Reweighting samples under covariate shift using a Wasserstein distance criterion
This work addresses covariate shift in statistical learning, offering a method for sample reweighting that is incremental but improves upon existing approaches by relaxing assumptions.
The paper tackles the problem of reweighting samples under covariate shift by minimizing the Wasserstein distance between empirical distributions, leading to weights expressed via Nearest Neighbors. It provides consistency and asymptotic convergence rates without requiring absolute continuity assumptions, with applications in Uncertainty Quantification and generalization error bounds for Nearest Neighbor Regression.

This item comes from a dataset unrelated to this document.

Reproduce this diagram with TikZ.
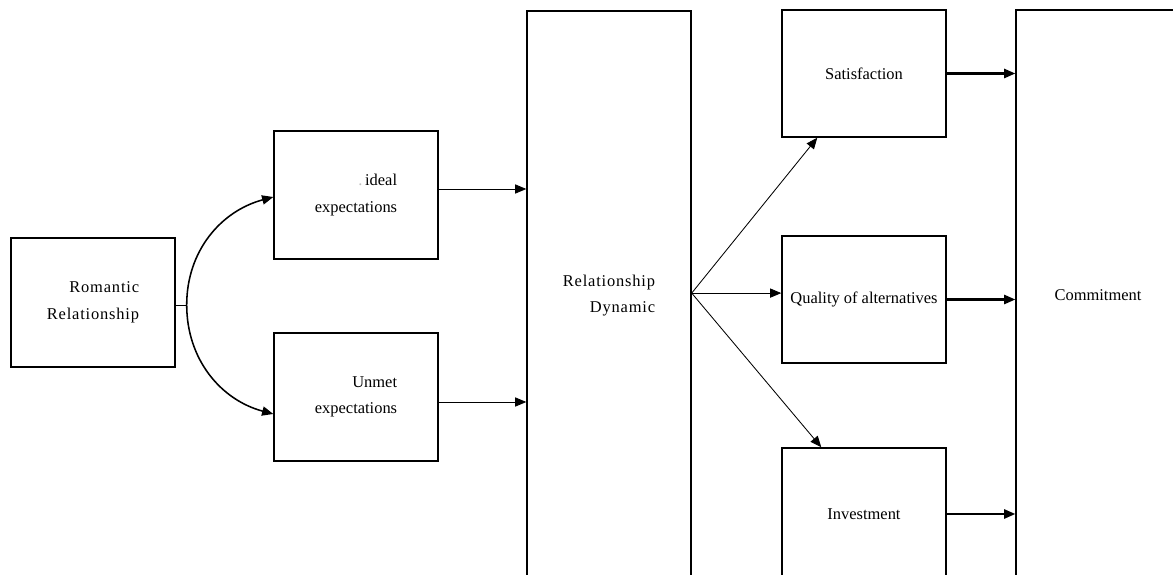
\documentclass[tikz,border=0pt]{standalone}
\usepackage{fontspec}
\setmainfont{Liberation Serif}
\usetikzlibrary{positioning,arrows.meta,calc}
\tikzset{
  >={Triangle[length=2.8mm,width=2.3mm]},
}

\begin{document}
\begin{tikzpicture}[
  every node/.style={font=\fontsize{11.7}{19}\selectfont},
  block/.style={draw, line width=1pt, minimum width=4.1cm, minimum height=3.2cm, align=right, inner sep=1pt},
  spaced/.style={font={\fontsize{11.7}{19}\selectfont\addfontfeature{LetterSpace=5}}},
  thin/.style={->, line width=0.6pt},
  bold/.style={->, line width=1.5pt}
]
\useasboundingbox (0,0) rectangle (29.325,14.375);
\clip (0,0) rectangle (29.325,14.375);

% boxes
\node[block, spaced, minimum height=3.225cm] (rom) at (2.325,6.8125) {Romantic\\Relationship};
\node[block] (ideal) at (8.9,9.5) {{\color{lightgray}.}\,ideal\\expectations};
\node[block] (unmet) at (8.9,4.45) {Unmet\\expectations};
\node[block, spaced, minimum height=14.225cm] (dyn) at (15.225,6.9875) {Relationship\\Dynamic};
\node[block, minimum height=3.175cm] (sat) at (21.6,12.5375) {Satisfaction};
\node[block, minimum height=3.175cm] (qual) at (21.6,6.8875) {Quality of alternatives};
\node[block, minimum height=3.3cm] (inv) at (21.6,1.525) {Investment};
\node[block, minimum height=14.25cm] (com) at (27.45,7.0) {Commitment};

% left branch
\coordinate (j) at ($(rom.east)+(0.275,-0.06)$);
\draw[line width=0.5pt] ($(rom.east)+(0,-0.06)$) -- (j);
\draw[->, line width=1.1pt] (j) to[out=90, in=195] ([yshift=-0.05cm]ideal.west);
\draw[->, line width=1.1pt] (j) to[out=-90, in=165] ([yshift=-0.425cm]unmet.west);

% into the dynamic
\draw[thin] ([yshift=0.15cm]ideal.east) -- ([yshift=0.15cm]ideal.east -| dyn.west);
\draw[thin] ([yshift=-0.125cm]unmet.east) -- ([yshift=-0.125cm]unmet.east -| dyn.west);

% fan out
\draw[thin] ([yshift=0.06cm]dyn.east) -- ($(sat.south west)+(0.9,0)$);
\draw[thin] ([yshift=0.06cm]dyn.east) -- ([yshift=0.06cm]dyn.east -| qual.west);
\draw[thin] ([yshift=0.06cm]dyn.east) -- ($(inv.north west)+(1.0,0)$);

% into commitment
\draw[bold] (sat.east) -- (sat.east -| com.west);
\draw[bold] (qual.east) -- (qual.east -| com.west);
\draw[bold] (inv.east) -- (inv.east -| com.west);
\end{tikzpicture}
\end{document}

Considering two random variables with different laws to which we only have access through finite size iid samples, we address how to reweight the first sample so that its empirical distribution converges towards the true law of the second sample as the size of both samples goes to infinity. We study an optimal reweighting that minimizes the Wasserstein distance between the empirical measures of the two samples, and leads to an expression of the weights in terms of Nearest Neighbors. The consistency and some asymptotic convergence rates in terms of expected Wasserstein distance are derived, and do not need the assumption of absolute continuity of one random variable with respect to the other. These results have some application in Uncertainty Quantification for decoupled estimation and in the bound of the generalization error for the Nearest Neighbor Regression under covariate shift.